Short problem: Leaving out every picture, retype the lines below from the top through the one that contains "(0,0) rectangle (700,1021);".

»»

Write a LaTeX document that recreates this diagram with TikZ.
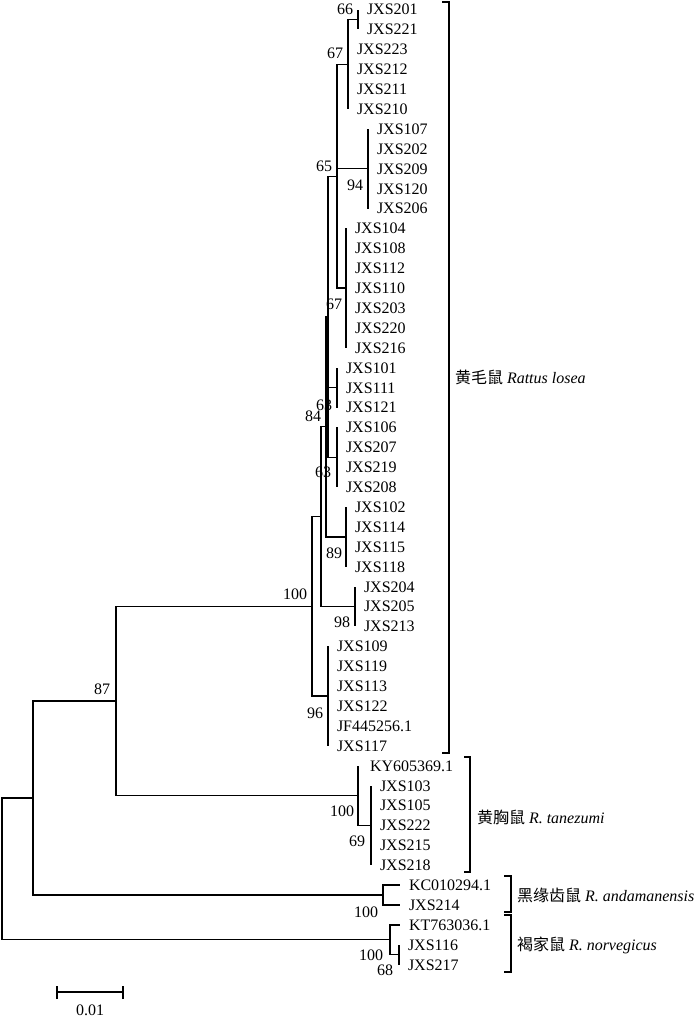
\documentclass[tikz,border=0pt]{standalone}
\usepackage{fontspec}
\setmainfont{Liberation Serif}
\newfontfamily\cjk{Noto Sans CJK SC}
\begin{document}
\begin{tikzpicture}[x=1pt,y=-1pt,
  br/.style={line width=1.3pt, draw=black},
  tip/.style={anchor=west, inner xsep=9pt, inner ysep=0pt, outer sep=0pt,
    text height=10.8pt, text depth=0pt, font=\fontsize{16}{18}\selectfont},
  bs/.style={anchor=east, inner sep=0pt, outer sep=0pt,
    text height=10.8pt, text depth=0pt, font=\fontsize{16}{18}\selectfont},
  lab/.style={anchor=west, inner sep=0pt, outer sep=0pt, font=\fontsize{16}{18}\selectfont}]
\useasboundingbox (0,0) rectangle (700,1021);

% ---------- tips ----------
\node[tip] (t0)  at (358,9.5)   {JXS201};
\node[tip] (t1)  at (358,29.4)  {JXS221};
\node[tip] (t2)  at (348,49.3)  {JXS223};
\node[tip] (t3)  at (348,69.2)  {JXS212};
\node[tip] (t4)  at (348,89.1)  {JXS211};
\node[tip] (t5)  at (348,109.0) {JXS210};
\node[tip] (t6)  at (368,128.9) {JXS107};
\node[tip] (t7)  at (368,148.8) {JXS202};
\node[tip] (t8)  at (368,168.7) {JXS209};
\node[tip] (t9)  at (368,188.6) {JXS120};
\node[tip] (t10) at (368,208.5) {JXS206};
\node[tip] (t11) at (346,228.4) {JXS104};
\node[tip] (t12) at (346,248.3) {JXS108};
\node[tip] (t13) at (346,268.2) {JXS112};
\node[tip] (t14) at (346,288.1) {JXS110};
\node[tip] (t15) at (346,308.0) {JXS203};
\node[tip] (t16) at (346,327.9) {JXS220};
\node[tip] (t17) at (346,347.8) {JXS216};
\node[tip] (t18) at (337,367.7) {JXS101};
\node[tip] (t19) at (337,387.6) {JXS111};
\node[tip] (t20) at (337,407.5) {JXS121};
\node[tip] (t21) at (337,427.4) {JXS106};
\node[tip] (t22) at (337,447.3) {JXS207};
\node[tip] (t23) at (337,467.2) {JXS219};
\node[tip] (t24) at (337,487.1) {JXS208};
\node[tip] (t25) at (346,507.0) {JXS102};
\node[tip] (t26) at (346,526.9) {JXS114};
\node[tip] (t27) at (346,546.8) {JXS115};
\node[tip] (t28) at (346,566.7) {JXS118};
\node[tip] (t29) at (355,586.6) {JXS204};
\node[tip] (t30) at (355,606.5) {JXS205};
\node[tip] (t31) at (355,626.4) {JXS213};
\node[tip] (t32) at (328,646.3) {JXS109};
\node[tip] (t33) at (328,666.2) {JXS119};
\node[tip] (t34) at (328,686.1) {JXS113};
\node[tip] (t35) at (328,706.0) {JXS122};
\node[tip] (t36) at (328,725.9) {JF445256.1};
\node[tip] (t37) at (328,745.8) {JXS117};
\node[tip, inner xsep=12pt] (t38) at (358,765.7) {KY605369.1};
\node[tip] (t39) at (371,785.6) {JXS103};
\node[tip] (t40) at (371,805.5) {JXS105};
\node[tip] (t41) at (371,825.4) {JXS222};
\node[tip] (t42) at (371,845.3) {JXS215};
\node[tip] (t43) at (371,865.2) {JXS218};
\node[tip] (t44) at (400,885.1) {KC010294.1};
\node[tip] (t45) at (400,905.0) {JXS214};
\node[tip] (t46) at (400,924.9) {KT763036.1};
\node[tip] (t47) at (399,944.8) {JXS116};
\node[tip] (t48) at (399,964.7) {JXS217};

% ---------- internal nodes ----------
\coordinate (A)    at (358,19.45);
\coordinate (B)    at (348,64.2);
\coordinate (C)    at (368,168.7);
\coordinate (E)    at (346,288.1);
\coordinate (D)    at (337,176.15);
\coordinate (G1)   at (337,387.6);
\coordinate (G2)   at (337,457.25);
\coordinate (J)    at (328,316.7);
\coordinate (H)    at (346,536.85);
\coordinate (N84)  at (326,426.8);
\coordinate (K)    at (355,606.5);
\coordinate (L)    at (321,516.65);
\coordinate (M)    at (328,696.05);
\coordinate (P)    at (312,606.35);
\coordinate (T69)  at (371,825.4);
\coordinate (T100) at (358,795.55);
\coordinate (Q)    at (116,700.95);
\coordinate (AND)  at (383,895.05);
\coordinate (R)    at (33,798);
\coordinate (N68)  at (399,954.75);
\coordinate (NOR)  at (390,939.8);
\coordinate (ROOT) at (2,868.9);

% ---------- branches ----------
\draw[br] (A) |- (t0.west) (A) |- (t1.west);
\draw[br] (B) |- (A) (B) |- (t2.west) (B) |- (t3.west) (B) |- (t4.west) (B) |- (t5.west);
\draw[br] (C) |- (t6.west) (C) |- (t7.west) (C) |- (t8.west) (C) |- (t9.west) (C) |- (t10.west);
\draw[br] (E) |- (t11.west) (E) |- (t12.west) (E) |- (t13.west) (E) |- (t14.west)
          (E) |- (t15.west) (E) |- (t16.west) (E) |- (t17.west);
\draw[br] (D) |- (B) (D) |- (C) (D) |- (E);
\draw[br] (G1) |- (t18.west) (G1) |- (t19.west) (G1) |- (t20.west);
\draw[br] (G2) |- (t21.west) (G2) |- (t22.west) (G2) |- (t23.west) (G2) |- (t24.west);
\draw[br] (J) |- (D) (J) |- (G1) (J) |- (G2);
\draw[br] (H) |- (t25.west) (H) |- (t26.west) (H) |- (t27.west) (H) |- (t28.west);
\draw[br] (N84) |- (J) (N84) |- (H);
\draw[br] (K) |- (t29.west) (K) |- (t30.west) (K) |- (t31.west);
\draw[br] (L) |- (N84) (L) |- (K);
\draw[br] (M) |- (t32.west) (M) |- (t33.west) (M) |- (t34.west) (M) |- (t35.west)
          (M) |- (t36.west) (M) |- (t37.west);
\draw[br] (P) |- (L) (P) |- (M);
\draw[br] (T69) |- (t39.west) (T69) |- (t40.west) (T69) |- (t41.west) (T69) |- (t42.west) (T69) |- (t43.west);
\draw[br] (T100) |- (t38.west) (T100) |- (T69);
\draw[br] (Q) |- (P) (Q) |- (T100);
\draw[br] (AND) |- (t44.west) (AND) |- (t45.west);
\draw[br] (R) |- (Q) (R) |- (AND);
\draw[br] (N68) |- (t47.west) (N68) |- (t48.west);
\draw[br] (NOR) |- (t46.west) (NOR) |- (N68);
\draw[br] (ROOT) |- (R) (ROOT) |- (NOR);

% ---------- bootstrap values ----------
\node[bs] (b1)  at ([shift={(-5,-10)}]A)    {66};
\node[bs] (b2)  at ([shift={(-5,-11)}]B)    {67};
\node[bs] (b3)  at ([shift={(-5,-10)}]D)    {65};
\node[bs] (b4)  at ([shift={(-5,16)}]C)     {94};
\node[bs] (b5)  at ([shift={(-4,16)}]E)     {67};
\node[bs] (b6)  at ([shift={(-5,17)}]G1)    {63};
\node[bs] (b7)  at ([shift={(-5,-11)}]N84)  {84};
\node[bs] (b8)  at ([shift={(-6,15)}]G2)    {63};
\node[bs] (b9)  at ([shift={(-4,16)}]H)     {89};
\node[bs] (b10) at ([shift={(-5,16)}]K)     {98};
\node[bs] (b11) at ([shift={(-5,-12)}]P)    {100};
\node[bs] (b12) at ([shift={(-5,17)}]M)     {96};
\node[bs] (b13) at ([shift={(-6,-12)}]Q)    {87};
\node[bs] (b14) at ([shift={(-4,16)}]T100)  {100};
\node[bs] (b15) at ([shift={(-6,16)}]T69)   {69};
\node[bs] (b16) at ([shift={(-5,17)}]AND)   {100};
\node[bs] (b17) at ([shift={(-7,15)}]NOR)   {100};
\node[bs] (b18) at ([shift={(-6,15)}]N68)   {68};

% ---------- clade brackets ----------
\draw[br] (442,2) -- (449,2) -- (449,753) -- (442,753);
\node[lab] (c1) at (455,377.5) {{\cjk 黄毛鼠} \textit{Rattus losea}};
\draw[br] (464,757) -- (470,757) -- (470,872) -- (464,872);
\node[lab] (c2) at (477,817) {{\cjk 黄胸鼠} \textit{R. tanezumi}};
\draw[br] (504,876) -- (511,876) -- (511,912) -- (504,912);
\node[lab] (c3) at (517,895) {{\cjk 黑缘齿鼠} \textit{R. andamanensis}};
\draw[br] (504,915) -- (511,915) -- (511,972) -- (504,972);
\node[lab] (c4) at (517,945) {{\cjk 褐家鼠} \textit{R. norvegicus}};

% ---------- scale bar ----------
\coordinate (s1) at (57,992);
\coordinate (s2) at (123,992);
\draw[br] (s1) -- (s2);
\draw[br] ([yshift=-7pt]s1) -- ([yshift=6pt]s1);
\draw[br] ([yshift=-7pt]s2) -- ([yshift=6pt]s2);
\node[bs, anchor=center] (sc) at (90,1010) {0.01};
\end{tikzpicture}
\end{document}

««

Solution below:
Write a LaTeX document that recreates this diagram with TikZ.
\documentclass[tikz,border=0pt]{standalone}
\usepackage{fontspec}
\setmainfont{Liberation Serif}
\newfontfamily\cjk{Noto Sans CJK SC}
\begin{document}
\begin{tikzpicture}[x=1pt,y=-1pt,
  br/.style={line width=1.3pt, draw=black},
  tip/.style={anchor=west, inner xsep=9pt, inner ysep=0pt, outer sep=0pt,
    text height=10.8pt, text depth=0pt, font=\fontsize{16}{18}\selectfont},
  bs/.style={anchor=east, inner sep=0pt, outer sep=0pt,
    text height=10.8pt, text depth=0pt, font=\fontsize{16}{18}\selectfont},
  lab/.style={anchor=west, inner sep=0pt, outer sep=0pt, font=\fontsize{16}{18}\selectfont}]
\useasboundingbox (0,0) rectangle (700,1021);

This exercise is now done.